#### [Set problem]
Retype the lines beneath this one, from the first through the line containing "7.4, 6.7, 6.5, 6.2, 6.0]". Pictures are left out.
───── Data
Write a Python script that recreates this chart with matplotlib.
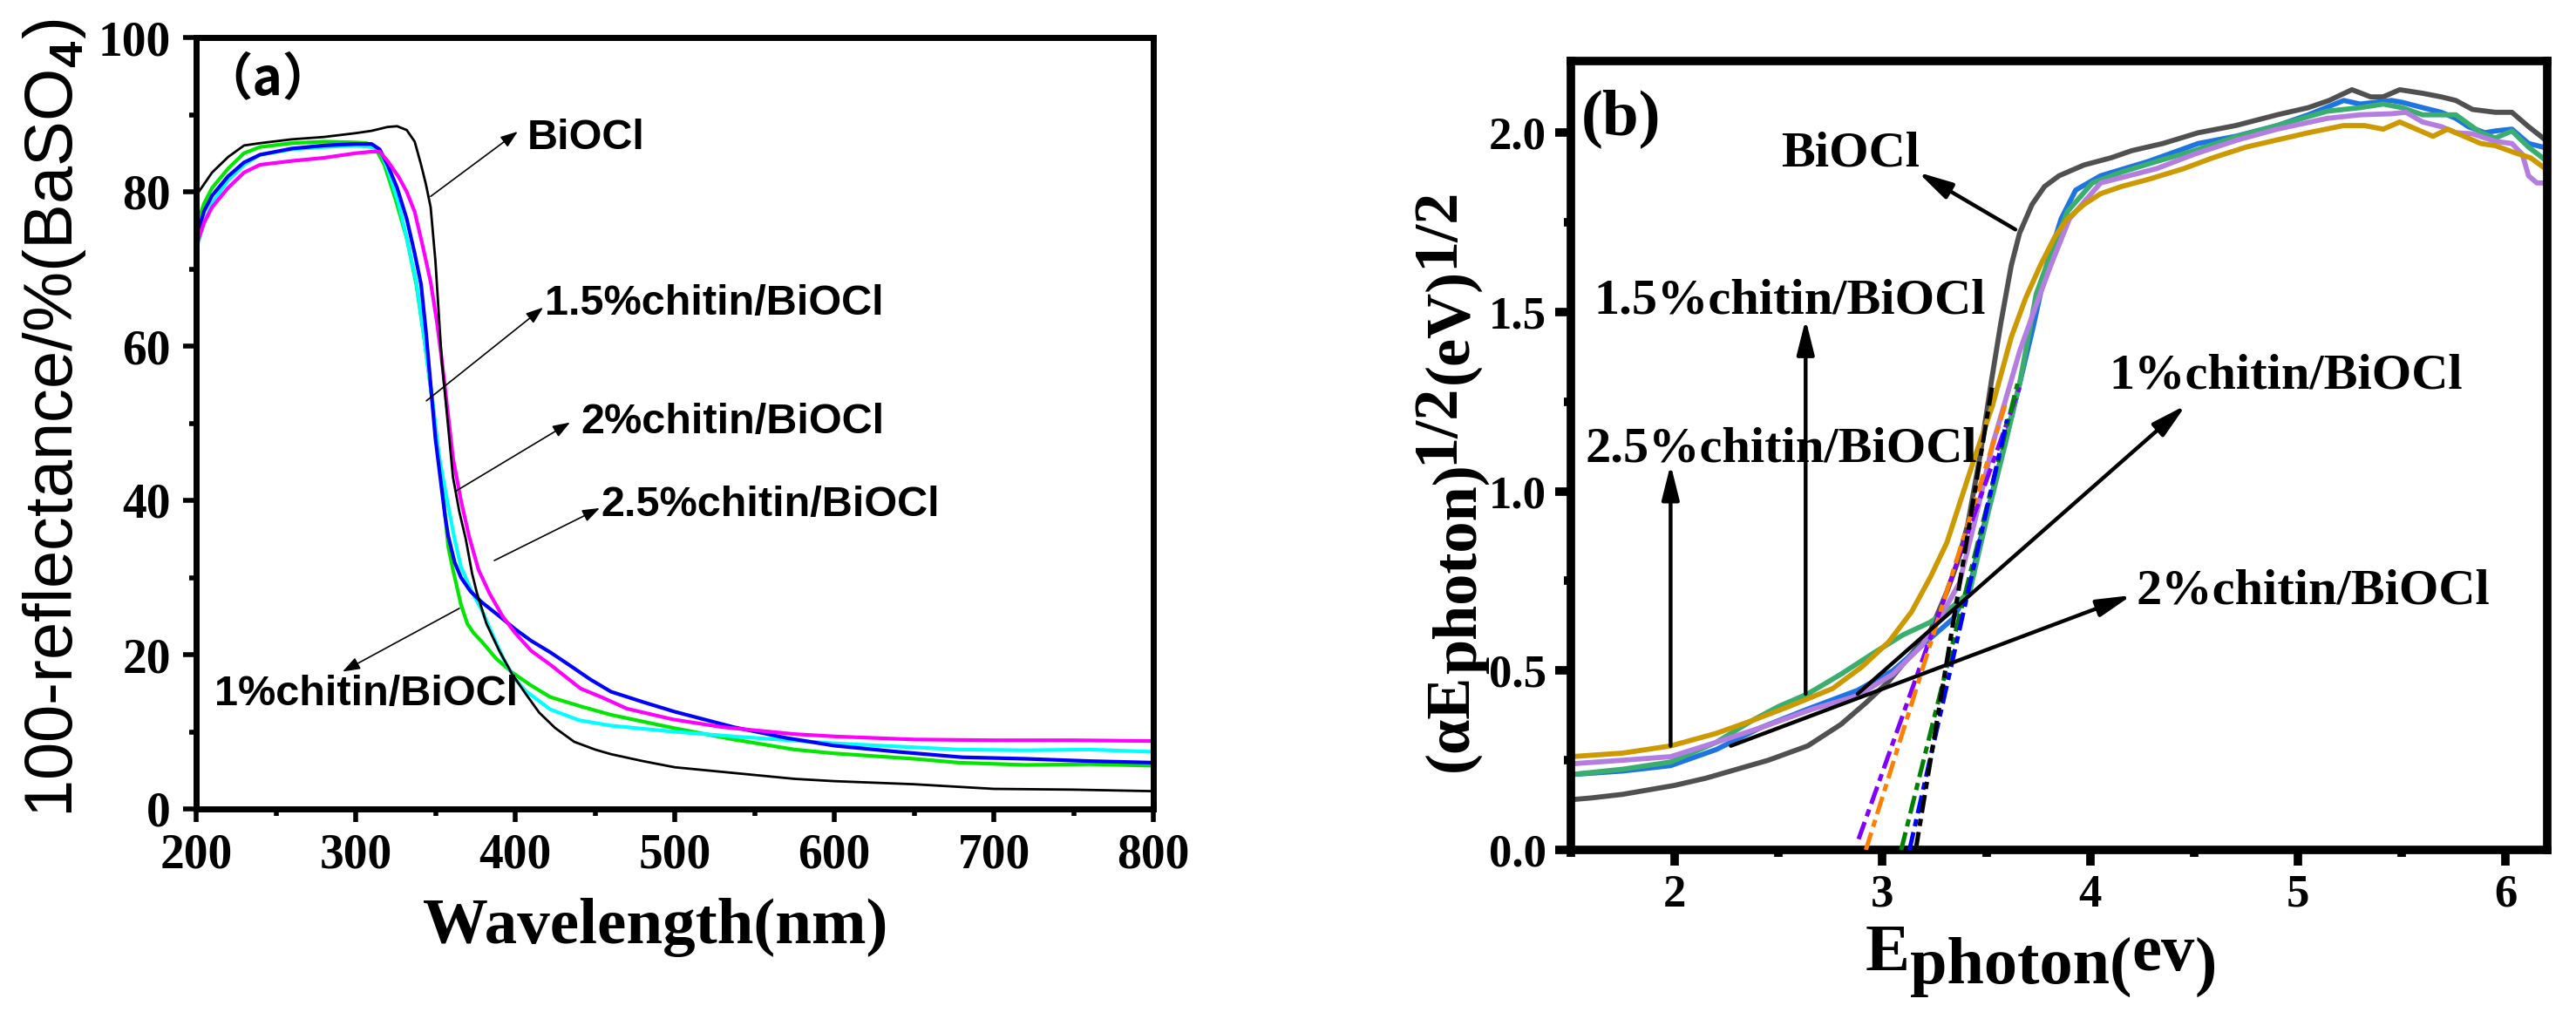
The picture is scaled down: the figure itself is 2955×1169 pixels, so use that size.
import matplotlib
matplotlib.use("Agg")
import matplotlib.pyplot as plt
from matplotlib.ticker import MultipleLocator

# ---------------- panel (a): UV-vis reflectance ----------------
wl_biocl = [200, 205, 210, 220, 230, 240, 260, 280, 300, 310, 320, 326, 332, 337, 341, 344, 347, 350,
            354, 358, 361, 365, 369, 373, 376, 382, 390, 398, 407, 415, 425, 437, 450, 460, 480, 500,
            530, 575, 600, 650, 700, 750, 800]
r_biocl = [79.5, 81, 82.5, 84.5, 86, 86.3, 86.8, 87.1, 87.6, 87.9, 88.4, 88.5, 88, 86.5, 83.5, 81, 78, 71,
           58, 49.5, 43, 38.5, 35, 30.5, 28, 24, 20.5, 17.5, 14.8, 12.5, 10.5, 8.7, 7.7, 7.1, 6.2, 5.4,
           4.8, 3.9, 3.6, 3.2, 2.6, 2.5, 2.3]

wl_blue = [200, 205, 210, 220, 230, 240, 260, 280, 300, 310, 315, 320, 326, 332, 337, 341, 344, 347, 350,
           353, 356, 358, 362, 366, 372, 379, 390, 400, 410, 422, 435, 447, 460, 481, 500, 537, 570, 600,
           640, 680, 720, 760, 800]
r_blue = [74, 77.5, 79.5, 82, 83.8, 84.8, 85.6, 86, 86.2, 86.2, 85.5, 83.5, 80.5, 76.5, 72, 68, 62, 55, 48,
          43, 38, 35.4, 32, 30, 28.2, 26.8, 25, 23.3, 21.8, 20.3, 18.5, 16.8, 15.2, 13.8, 12.6, 10.6, 9.2, 8.2,
          7.4, 6.7, 6.5, 6.2, 6.0]

wl_magenta = [200, 205, 210, 220, 230, 240, 260, 280, 300, 310, 315, 320, 327, 332, 337, 342, 347, 351,
              354, 358, 361, 366, 371, 377, 384, 392, 400, 410, 422, 441, 454, 470, 499, 530, 575, 600,
              650, 700, 750, 800]
r_magenta = [73, 76, 78, 80.5, 82.5, 83.5, 84, 84.4, 85, 85.2, 85.2, 84, 81.9, 80, 77.4, 73, 68.3, 63,
             58.2, 51, 45.5, 40, 35.4, 31, 27.9, 25, 22.8, 20.5, 18.7, 15.6, 14.5, 13.0, 11.6, 10.6, 9.7,
             9.4, 9.0, 8.9, 8.9, 8.8]

wl_cyan = [200, 205, 210, 220, 230, 240, 260, 280, 300, 310, 315, 320, 327, 332, 338, 343, 348, 352, 357,
           362, 366, 372, 379, 386, 393, 400, 407, 413, 422, 440, 460, 500, 537, 600, 678, 720, 760, 800]
r_cyan = [72.5, 76, 78.5, 81.5, 83.5, 84.8, 85.5, 85.8, 86, 85.8, 85.5, 83, 78.4, 74, 68.3, 61, 53.1, 46,
          40.4, 35, 31.4, 28.5, 25.8, 22.5, 19.3, 16.8, 15.2, 14.3, 12.9, 11.5, 10.8, 10, 9.4, 8.5, 7.7,
          7.6, 7.7, 7.4]

wl_green = [200, 205, 210, 220, 230, 240, 260, 280, 300, 307, 312, 318, 325, 332, 338, 343, 348, 352, 355,
            358, 361, 366, 370, 374, 379, 388, 398, 410, 422, 441, 460, 499, 537, 575, 600, 650, 678, 720,
            760, 800]
r_green = [75.5, 78.5, 80.5, 83, 85, 85.8, 86.3, 86.5, 86.4, 86.3, 85.8, 83.5, 79, 74, 68, 61, 53, 46,
           40.4, 34, 31, 26.5, 24, 22.8, 21.7, 19.5, 17.7, 16, 14.5, 13.3, 12.2, 10.5, 9, 7.7, 7.2, 6.5,
           6.0, 5.7, 5.8, 5.6]

series_a = [
    (wl_green, r_green, "#00e600", 3.0),
    (wl_cyan, r_cyan, "#00ffff", 3.0),
    (wl_blue, r_blue, "#0000ff", 3.0),
    (wl_magenta, r_magenta, "#ff00ff", 3.0),
    (wl_biocl, r_biocl, "black", 2.0),
]

labels_a = ["BiOCl", "1.5%chitin/BiOCl", "2%chitin/BiOCl", "2.5%chitin/BiOCl", "1%chitin/BiOCl"]
label_pos_a = [(407.6, 87.0), (418.6, 65.5), (441, 50.1), (453.6, 39.4), (211.5, 14.9)]
arrow_tail_a = [(347, 79.4), (344.3, 52.9), (362.8, 41.2), (386.9, 32.2), (365, 26.0)]
arrow_head_a = [(401.6, 87.8), (417.5, 65.0), (434.4, 50.1), (453, 39.0), (291.8, 17.8)]

# ---------------- panel (b): Tauc plot ----------------
e_biocl = [1.50, 1.60, 1.75, 1.90, 2.00, 2.15, 2.30, 2.45, 2.64, 2.80, 2.92, 3.03, 3.13, 3.23, 3.31, 3.36,
           3.41, 3.47, 3.525, 3.57, 3.62, 3.66, 3.72, 3.78, 3.85, 3.97, 4.10, 4.20, 4.35, 4.52, 4.70, 4.90,
           5.05, 5.15, 5.26, 5.35, 5.41, 5.49, 5.60, 5.69, 5.76, 5.84, 5.95, 6.03, 6.11, 6.20]
t_biocl = [0.14, 0.145, 0.155, 0.17, 0.18, 0.20, 0.225, 0.25, 0.29, 0.35, 0.41, 0.47, 0.54, 0.61, 0.72, 0.80,
           0.906, 1.10, 1.31, 1.47, 1.63, 1.72, 1.80, 1.85, 1.88, 1.91, 1.93, 1.95, 1.97, 2.00, 2.02, 2.05,
           2.07, 2.09, 2.12, 2.10, 2.10, 2.12, 2.11, 2.10, 2.09, 2.065, 2.057, 2.057, 2.017, 1.976]

e_blue = [1.50, 1.75, 1.98, 2.20, 2.41, 2.65, 2.88, 3.05, 3.19, 3.34, 3.42, 3.46, 3.53, 3.60, 3.66, 3.73,
          3.79, 3.86, 3.93, 4.05, 4.28, 4.52, 4.70, 4.90, 5.05, 5.22, 5.30, 5.45, 5.50, 5.60, 5.69, 5.76,
          5.82, 5.90, 5.95, 6.03, 6.11, 6.20]
t_blue = [0.21, 0.22, 0.235, 0.28, 0.34, 0.395, 0.445, 0.50, 0.57, 0.645, 0.73, 0.84, 1.0, 1.16, 1.30, 1.47,
          1.63, 1.76, 1.84, 1.88, 1.92, 1.97, 1.99, 2.02, 2.05, 2.09, 2.08, 2.09, 2.085, 2.07, 2.057, 2.04,
          2.017, 2.0, 2.005, 2.01, 1.97, 1.957]

e_green = [1.50, 1.75, 1.98, 2.20, 2.37, 2.50, 2.64, 2.80, 2.96, 3.10, 3.23, 3.33, 3.42, 3.50, 3.59, 3.66,
           3.74, 3.79, 3.89, 4.01, 4.15, 4.32, 4.50, 4.71, 4.90, 5.14, 5.30, 5.41, 5.50, 5.60, 5.69, 5.76,
           5.82, 5.88, 5.95, 6.03, 6.11, 6.20]
t_green = [0.21, 0.225, 0.245, 0.30, 0.36, 0.40, 0.435, 0.49, 0.55, 0.60, 0.635, 0.675, 0.72, 0.92, 1.13,
           1.30, 1.55, 1.63, 1.78, 1.86, 1.89, 1.92, 1.95, 1.99, 2.02, 2.06, 2.07, 2.08, 2.07, 2.05, 2.05,
           2.05, 2.025, 2.0, 1.985, 2.005, 1.96, 1.92]

e_lav = [1.50, 1.75, 1.98, 2.20, 2.41, 2.65, 2.88, 3.05, 3.19, 3.28, 3.37, 3.45, 3.53, 3.60, 3.66, 3.74,
         3.81, 3.90, 4.05, 4.32, 4.50, 4.71, 4.90, 5.14, 5.30, 5.45, 5.52, 5.60, 5.69, 5.76, 5.84, 5.95,
         6.03, 6.08, 6.11, 6.15, 6.20]
t_lav = [0.24, 0.25, 0.26, 0.30, 0.34, 0.39, 0.43, 0.49, 0.57, 0.65, 0.744, 0.93, 1.13, 1.27, 1.39, 1.52,
         1.63, 1.76, 1.86, 1.90, 1.94, 1.98, 2.01, 2.04, 2.05, 2.053, 2.057, 2.03, 2.017, 2.00, 1.997, 1.976,
         1.97, 1.94, 1.88, 1.86, 1.86]

e_gold = [1.50, 1.75, 1.98, 2.20, 2.37, 2.55, 2.76, 2.90, 3.03, 3.14, 3.23, 3.31, 3.43, 3.53, 3.62, 3.69,
          3.76, 3.83, 3.89, 3.97, 4.05, 4.15, 4.28, 4.45, 4.59, 4.75, 4.90, 5.05, 5.22, 5.32, 5.41, 5.49,
          5.57, 5.65, 5.72, 5.80, 5.88, 5.95, 6.04, 6.12, 6.20]
t_gold = [0.26, 0.27, 0.29, 0.325, 0.36, 0.40, 0.45, 0.51, 0.58, 0.664, 0.76, 0.857, 1.07, 1.24, 1.43, 1.54,
          1.63, 1.71, 1.76, 1.80, 1.83, 1.85, 1.87, 1.90, 1.93, 1.96, 1.98, 2.00, 2.02, 2.02, 2.01, 2.03,
          2.01, 1.99, 2.01, 1.99, 1.97, 1.964, 1.945, 1.93, 1.896]

series_b = [
    (e_biocl, t_biocl, "#505050"),
    (e_blue, t_blue, "#1e74e0"),
    (e_green, t_green, "#3aae6e"),
    (e_lav, t_lav, "#b47ee0"),
    (e_gold, t_gold, "#cc9900"),
]

# band-gap tangent lines (x ends, y ends)
tangents = [
    ([2.885, 3.66], [0.03, 1.29], "#8000ff"),
    ([2.92, 3.59], [0.0, 1.24], "#ff8000"),
    ([3.09, 3.65], [0.0, 1.30], "#008000"),
    ([3.13, 3.60], [0.0, 1.20], "#0000ff"),
    ([3.16, 3.53], [0.0, 1.30], "black"),
]

labels_b = ["BiOCl", "1.5%chitin/BiOCl", "2.5%chitin/BiOCl", "1%chitin/BiOCl", "2%chitin/BiOCl"]
label_pos_b = [(2.51, 1.94), (1.61, 1.53), (1.57, 1.116), (4.09, 1.32), (4.22, 0.72)]
arrow_tail_b = [(3.64, 1.73), (2.63, 0.435), (1.98, 0.29), (2.88, 0.435), (2.27, 0.29)]
arrow_head_b = [(3.17, 1.89), (2.63, 1.48), (1.98, 1.075), (4.46, 1.24), (4.20, 0.71)]

# ---------------- figure ----------------
W, H = 2955, 1169
plt.rcParams["font.family"] = ["Liberation Serif"]
plt.rcParams["font.weight"] = "bold"
plt.rcParams["mathtext.fontset"] = "custom"
plt.rcParams["mathtext.rm"] = "Liberation Sans"
plt.rcParams["lines.scale_dashes"] = False

fig = plt.figure(figsize=(W / 100, H / 100), dpi=100)
ax1 = fig.add_axes([225 / W, 1 - 928 / H, 1098 / W, 885 / H])
ax2 = fig.add_axes([1802 / W, 1 - 975 / H, 1120 / W, 905 / H])


def add_arrow(ax, tail, head, lw, hl, hw, ms):
    ax.annotate("", xy=head, xytext=tail,
                arrowprops=dict(arrowstyle=f"-|>,head_length={hl},head_width={hw}",
                                lw=lw, color="black", shrinkA=0, shrinkB=0, mutation_scale=ms))


def rich_label(pieces, x0, y0, size, vertical=False):
    # text pieces drawn one after another; shift = baseline raise in px
    r = fig.canvas.get_renderer()
    pos = y0 if vertical else x0
    for s, shift in pieces:
        if vertical:
            t = fig.text((x0 - shift) / W, pos / H, s, rotation=90, rotation_mode="anchor",
                         ha="left", va="baseline", fontsize=size, fontweight="bold")
            pos += t.get_window_extent(r).height
        else:
            t = fig.text(pos / W, (y0 + shift) / H, s, ha="left", va="baseline",
                         fontsize=size, fontweight="bold")
            pos += t.get_window_extent(r).width


# panel (a)
for x, y, c, lw in series_a:
    ax1.plot(x, y, color=c, lw=lw)
ax1.set_xlim(200, 800)
ax1.set_ylim(0, 100)
ax1.xaxis.set_major_locator(MultipleLocator(100))
ax1.xaxis.set_minor_locator(MultipleLocator(50))
ax1.yaxis.set_major_locator(MultipleLocator(20))
ax1.yaxis.set_minor_locator(MultipleLocator(10))
ax1.tick_params(which="both", direction="out", top=False, right=False, width=4)
ax1.tick_params(which="major", length=11, labelsize=40)
ax1.tick_params(axis="x", which="major", pad=9)
ax1.tick_params(axis="y", which="major", pad=10)
ax1.tick_params(which="minor", length=6)
for sp in ax1.spines.values():
    sp.set_linewidth(5)

for lab, pos, tail, head in zip(labels_a, label_pos_a, arrow_tail_a, arrow_head_a):
    ax1.text(pos[0], pos[1], lab, ha="left", va="center", fontsize=35,
             family="Liberation Sans", fontweight="bold")
    add_arrow(ax1, tail, head, 1.2, 0.5, 0.18, 24)

fig.text(307 / W, 1 - 91 / H, "（a）", ha="center", va="center", fontsize=42,
         family=["Noto Sans CJK SC", "DejaVu Sans"], fontweight="bold")
fig.text(63 / W, 1 - 480 / H, "100-reflectance/%(BaSO$_4$)", rotation=90, ha="center", va="center",
         fontsize=56, family="Liberation Sans", fontweight="normal")
fig.text(752 / W, 87 / H, "Wavelength(nm)", ha="center", va="baseline", fontsize=54, fontweight="bold")

# panel (b)
for x, y, c in series_b:
    ax2.plot(x, y, color=c, lw=4.2, solid_capstyle="butt")
for x, y, c in tangents:
    ax2.plot(x, y, color=c, lw=3.6, linestyle=(0, (15, 5, 6, 5)), zorder=3)
ax2.set_xlim(1.5, 6.2)
ax2.set_ylim(0, 2.2)
ax2.xaxis.set_major_locator(MultipleLocator(1))
ax2.xaxis.set_minor_locator(MultipleLocator(0.5))
ax2.yaxis.set_major_locator(MultipleLocator(0.5))
ax2.yaxis.set_minor_locator(MultipleLocator(0.25))
ax2.tick_params(which="both", direction="out", top=False, right=False, width=7)
ax2.tick_params(which="major", length=13, labelsize=38, pad=7)
ax2.tick_params(which="minor", length=6)
for sp in ax2.spines.values():
    sp.set_linewidth(7)

for lab, pos, tail, head in zip(labels_b, label_pos_b, arrow_tail_b, arrow_head_b):
    ax2.text(pos[0], pos[1], lab, ha="left", va="center", fontsize=42, fontweight="bold")
    add_arrow(ax2, tail, head, 3.2, 1.2, 0.3, 20)
ax2.text(1.55, 2.04, "(b)", ha="left", va="center", fontsize=54, fontweight="bold")

rich_label([("(αE", 0), ("photon)", -10), ("1/2", 17), ("(eV)", 0), ("1/2", 17)],
           1683, 284, 52, vertical=True)
rich_label([("E", 0), ("photon(", -15), ("ev", 0), (")", -15)], 2140, 56, 55)

fig.savefig("out.png", dpi=100)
──────────
#### [Response for this exercise]
Write a Python script that recreates this chart with matplotlib.
The picture is scaled down: the figure itself is 2955×1169 pixels, so use that size.
import matplotlib
matplotlib.use("Agg")
import matplotlib.pyplot as plt
from matplotlib.ticker import MultipleLocator

# ---------------- panel (a): UV-vis reflectance ----------------
wl_biocl = [200, 205, 210, 220, 230, 240, 260, 280, 300, 310, 320, 326, 332, 337, 341, 344, 347, 350,
            354, 358, 361, 365, 369, 373, 376, 382, 390, 398, 407, 415, 425, 437, 450, 460, 480, 500,
            530, 575, 600, 650, 700, 750, 800]
r_biocl = [79.5, 81, 82.5, 84.5, 86, 86.3, 86.8, 87.1, 87.6, 87.9, 88.4, 88.5, 88, 86.5, 83.5, 81, 78, 71,
           58, 49.5, 43, 38.5, 35, 30.5, 28, 24, 20.5, 17.5, 14.8, 12.5, 10.5, 8.7, 7.7, 7.1, 6.2, 5.4,
           4.8, 3.9, 3.6, 3.2, 2.6, 2.5, 2.3]

wl_blue = [200, 205, 210, 220, 230, 240, 260, 280, 300, 310, 315, 320, 326, 332, 337, 341, 344, 347, 350,
           353, 356, 358, 362, 366, 372, 379, 390, 400, 410, 422, 435, 447, 460, 481, 500, 537, 570, 600,
           640, 680, 720, 760, 800]
r_blue = [74, 77.5, 79.5, 82, 83.8, 84.8, 85.6, 86, 86.2, 86.2, 85.5, 83.5, 80.5, 76.5, 72, 68, 62, 55, 48,
          43, 38, 35.4, 32, 30, 28.2, 26.8, 25, 23.3, 21.8, 20.3, 18.5, 16.8, 15.2, 13.8, 12.6, 10.6, 9.2, 8.2,
          7.4, 6.7, 6.5, 6.2, 6.0]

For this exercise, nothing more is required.